## Directions for this task
Write out the records word for word, with no pictures.
— begin Supplied entries —
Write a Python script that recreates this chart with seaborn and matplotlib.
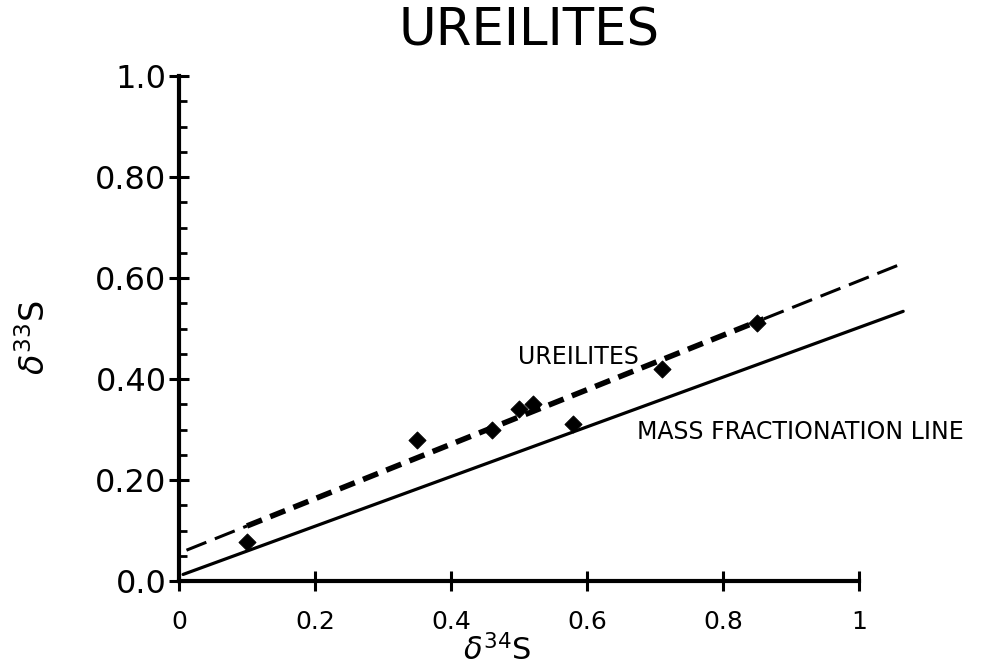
import matplotlib
matplotlib.use("Agg")
import matplotlib.pyplot as plt
import seaborn as sns
import numpy as np
import pandas as pd
from matplotlib.ticker import MultipleLocator

# ---- data ----
d34 = [0.10, 0.35, 0.46, 0.50, 0.52, 0.58, 0.71, 0.85]
d33 = [0.077, 0.28, 0.30, 0.34, 0.35, 0.31, 0.42, 0.51]

mfl_x = [0.006, 1.065]          # mass fractionation line (solid)
mfl_y = [0.013, 0.534]
ure_lo_x = [0.011, 0.10]        # ureilite line, thin dashed extension (low end)
ure_lo_y = [0.061, 0.109]
ure_fit_x = [0.10, 0.86]        # ureilite fit through the data (thick dashed)
ure_fit_y = [0.109, 0.519]
ure_hi_x = [0.86, 1.057]        # ureilite line, thin dashed extension (high end)
ure_hi_y = [0.519, 0.625]

xticks = [0, 0.2, 0.4, 0.6, 0.8, 1]
xticklabels = ["0", "0.2", "0.4", "0.6", "0.8", "1"]
yticks = [0.0, 0.2, 0.4, 0.6, 0.8, 1.0]
yticklabels = ["0.0", "0.20", "0.40", "0.60", "0.80", "1.0"]

sns.set_style("white")
plt.rcParams['font.family'] = ['DejaVu Sans']
plt.rcParams['text.color'] = 'black'
plt.rcParams['axes.labelcolor'] = 'black'
plt.rcParams['xtick.color'] = 'black'
plt.rcParams['ytick.color'] = 'black'

fig = plt.figure(figsize=(9.81, 6.70), dpi=100)
ax = fig.add_axes([179/981, 1-581/670, 734.4/981, 505/670])

pts = pd.DataFrame({"d34": d34, "d33": d33})

sns.lineplot(x=mfl_x, y=mfl_y, ax=ax, color="black", linewidth=2.3)
for xs, ys in [(ure_lo_x, ure_lo_y), (ure_hi_x, ure_hi_y)]:
    sns.lineplot(x=xs, y=ys, ax=ax, color="black", linewidth=2.2)
    ax.lines[-1].set_dashes((7, 3))
sns.lineplot(x=ure_fit_x, y=ure_fit_y, ax=ax, color="black", linewidth=4.0)
ax.lines[-1].set_dashes((2.9, 1.6))
sns.scatterplot(data=pts, x="d34", y="d33", ax=ax, marker="D", s=75,
                color="black", edgecolor="black", zorder=5)

ax.set_xlim(0, 1.08)
ax.set_ylim(0, 1.0)
for s in ["top", "right"]:
    ax.spines[s].set_visible(False)
for s in ["left", "bottom"]:
    ax.spines[s].set_linewidth(3)
    ax.spines[s].set_color("black")
    ax.spines[s].set_bounds(0, 1)

ax.set_xticks(xticks)
ax.set_xticklabels(xticklabels, fontsize=18)
ax.set_yticks(yticks)
ax.set_yticklabels(yticklabels, fontsize=23)
ax.yaxis.set_minor_locator(MultipleLocator(0.05))
ax.tick_params(axis="both", which="major", direction="inout", length=14,
               width=2.2, color="black", bottom=True, left=True)
ax.tick_params(axis="x", which="major", pad=14)
ax.tick_params(axis="y", which="major", pad=2)
ax.tick_params(axis="y", which="minor", direction="in", length=6, width=2,
               color="black", left=True)

ax.set_xlabel(r"$\delta^{34}$S", fontsize=22, color="black")
ax.xaxis.set_label_coords((497-179)/734.4, (581-650)/505)
ax.xaxis.label.set_va("center")
ax.set_ylabel(r"$\delta^{33}$S", fontsize=24, color="black")
ax.yaxis.set_label_coords((35-179)/734.4, (581-338)/505)
ax.yaxis.label.set_va("center")

ax.text(0.587, 0.444, "UREILITES", fontsize=17, ha="center", va="center",
        color="black")
ax.text(0.673, 0.295, "MASS FRACTIONATION LINE", fontsize=17,
        ha="left", va="center", color="black")

fig.text(529/981, 1-32/670, "UREILITES", fontsize=37, ha="center",
         va="center", color="black")

fig.savefig("out.png", dpi=100, facecolor="white")
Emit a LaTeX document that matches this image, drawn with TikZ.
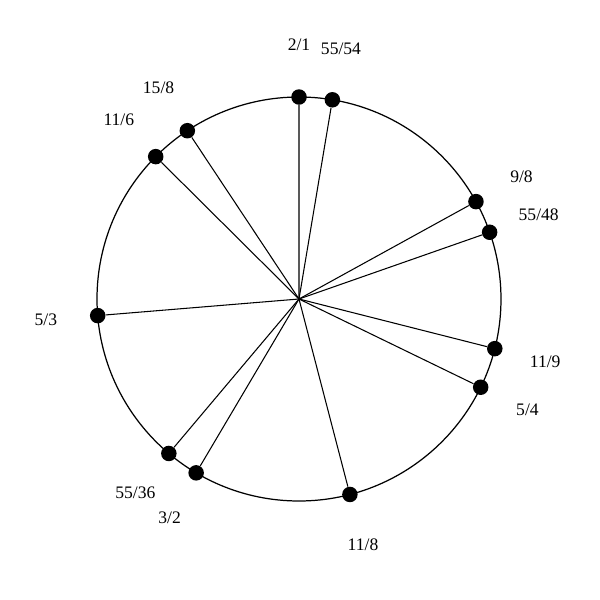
\documentclass[tikz,border=0pt]{standalone}
\usepackage{fontspec}
\setmainfont{Liberation Serif}
\usepackage{tikz,color}

\tikzset{
  pitchdot/.style={circle,fill=black,inner sep=0pt,minimum size=0.31cm},
  pitchlabel/.style={font=\fontsize{10}{12}\selectfont,inner sep=0pt}
}

\begin{document}
\begin{tikzpicture}
            \useasboundingbox (-5.98,-6.02) rectangle (6.02,5.98);
            \coordinate (centre) at (0,0);
            \draw[line width=0.7pt] (centre) circle (4.04);
            \foreach \num/\den/\name in {2/1/a, 55/54/b, 9/8/c, 55/48/d, 11/9/e, 5/4/f,
                                         11/8/g, 3/2/h, 55/36/i, 5/3/j, 11/6/k, 15/8/l}
            {
              \pgfmathsetmacro\ang{90-360*ln(\num/\den)/ln(2)}
              \node[pitchdot] (\name) at (\ang:4.04) {};
              \draw[line width=0.6pt] (centre) -- (\name);
              \node[pitchlabel] (lab\name) at (\ang:5.08) {\num/\den};
            }
        \end{tikzpicture}
\end{document}
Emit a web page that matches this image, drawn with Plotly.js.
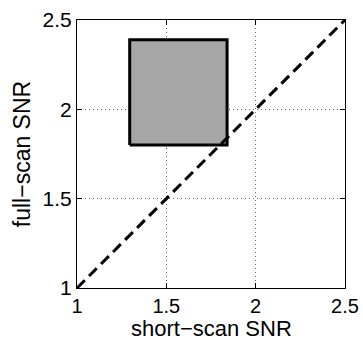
— end Supplied entries —
## Final result
Write a Python script that recreates this chart with seaborn and matplotlib.
import matplotlib
matplotlib.use("Agg")
import matplotlib.pyplot as plt
import seaborn as sns
import numpy as np
import pandas as pd
from matplotlib.ticker import MultipleLocator

# ---- data ----
d34 = [0.10, 0.35, 0.46, 0.50, 0.52, 0.58, 0.71, 0.85]
d33 = [0.077, 0.28, 0.30, 0.34, 0.35, 0.31, 0.42, 0.51]

mfl_x = [0.006, 1.065]          # mass fractionation line (solid)
mfl_y = [0.013, 0.534]
ure_lo_x = [0.011, 0.10]        # ureilite line, thin dashed extension (low end)
ure_lo_y = [0.061, 0.109]
ure_fit_x = [0.10, 0.86]        # ureilite fit through the data (thick dashed)
ure_fit_y = [0.109, 0.519]
ure_hi_x = [0.86, 1.057]        # ureilite line, thin dashed extension (high end)
ure_hi_y = [0.519, 0.625]

xticks = [0, 0.2, 0.4, 0.6, 0.8, 1]
xticklabels = ["0", "0.2", "0.4", "0.6", "0.8", "1"]
yticks = [0.0, 0.2, 0.4, 0.6, 0.8, 1.0]
yticklabels = ["0.0", "0.20", "0.40", "0.60", "0.80", "1.0"]

sns.set_style("white")
plt.rcParams['font.family'] = ['DejaVu Sans']
plt.rcParams['text.color'] = 'black'
plt.rcParams['axes.labelcolor'] = 'black'
plt.rcParams['xtick.color'] = 'black'
plt.rcParams['ytick.color'] = 'black'

fig = plt.figure(figsize=(9.81, 6.70), dpi=100)
ax = fig.add_axes([179/981, 1-581/670, 734.4/981, 505/670])

pts = pd.DataFrame({"d34": d34, "d33": d33})

sns.lineplot(x=mfl_x, y=mfl_y, ax=ax, color="black", linewidth=2.3)
for xs, ys in [(ure_lo_x, ure_lo_y), (ure_hi_x, ure_hi_y)]:
    sns.lineplot(x=xs, y=ys, ax=ax, color="black", linewidth=2.2)
    ax.lines[-1].set_dashes((7, 3))
sns.lineplot(x=ure_fit_x, y=ure_fit_y, ax=ax, color="black", linewidth=4.0)
ax.lines[-1].set_dashes((2.9, 1.6))
sns.scatterplot(data=pts, x="d34", y="d33", ax=ax, marker="D", s=75,
                color="black", edgecolor="black", zorder=5)

ax.set_xlim(0, 1.08)
ax.set_ylim(0, 1.0)
for s in ["top", "right"]:
    ax.spines[s].set_visible(False)
for s in ["left", "bottom"]:
    ax.spines[s].set_linewidth(3)
    ax.spines[s].set_color("black")
    ax.spines[s].set_bounds(0, 1)

ax.set_xticks(xticks)
ax.set_xticklabels(xticklabels, fontsize=18)
ax.set_yticks(yticks)
ax.set_yticklabels(yticklabels, fontsize=23)
ax.yaxis.set_minor_locator(MultipleLocator(0.05))
ax.tick_params(axis="both", which="major", direction="inout", length=14,
               width=2.2, color="black", bottom=True, left=True)
ax.tick_params(axis="x", which="major", pad=14)
ax.tick_params(axis="y", which="major", pad=2)
ax.tick_params(axis="y", which="minor", direction="in", length=6, width=2,
               color="black", left=True)

ax.set_xlabel(r"$\delta^{34}$S", fontsize=22, color="black")
ax.xaxis.set_label_coords((497-179)/734.4, (581-650)/505)
ax.xaxis.label.set_va("center")
ax.set_ylabel(r"$\delta^{33}$S", fontsize=24, color="black")
ax.yaxis.set_label_coords((35-179)/734.4, (581-338)/505)
ax.yaxis.label.set_va("center")

ax.text(0.587, 0.444, "UREILITES", fontsize=17, ha="center", va="center",
        color="black")
ax.text(0.673, 0.295, "MASS FRACTIONATION LINE", fontsize=17,
        ha="left", va="center", color="black")

fig.text(529/981, 1-32/670, "UREILITES", fontsize=37, ha="center",
         va="center", color="black")

fig.savefig("out.png", dpi=100, facecolor="white")
Emit a LaTeX document that matches this image, drawn with TikZ.
\documentclass[tikz,border=0pt]{standalone}
\usepackage{fontspec}
\setmainfont{Liberation Serif}
\usepackage{tikz,color}

\tikzset{
  pitchdot/.style={circle,fill=black,inner sep=0pt,minimum size=0.31cm},
  pitchlabel/.style={font=\fontsize{10}{12}\selectfont,inner sep=0pt}
}

\begin{document}
\begin{tikzpicture}
            \useasboundingbox (-5.98,-6.02) rectangle (6.02,5.98);
            \coordinate (centre) at (0,0);
            \draw[line width=0.7pt] (centre) circle (4.04);
            \foreach \num/\den/\name in {2/1/a, 55/54/b, 9/8/c, 55/48/d, 11/9/e, 5/4/f,
                                         11/8/g, 3/2/h, 55/36/i, 5/3/j, 11/6/k, 15/8/l}
            {
              \pgfmathsetmacro\ang{90-360*ln(\num/\den)/ln(2)}
              \node[pitchdot] (\name) at (\ang:4.04) {};
              \draw[line width=0.6pt] (centre) -- (\name);
              \node[pitchlabel] (lab\name) at (\ang:5.08) {\num/\den};
            }
        \end{tikzpicture}
\end{document}
Emit a web page that matches this image, drawn with Plotly.js.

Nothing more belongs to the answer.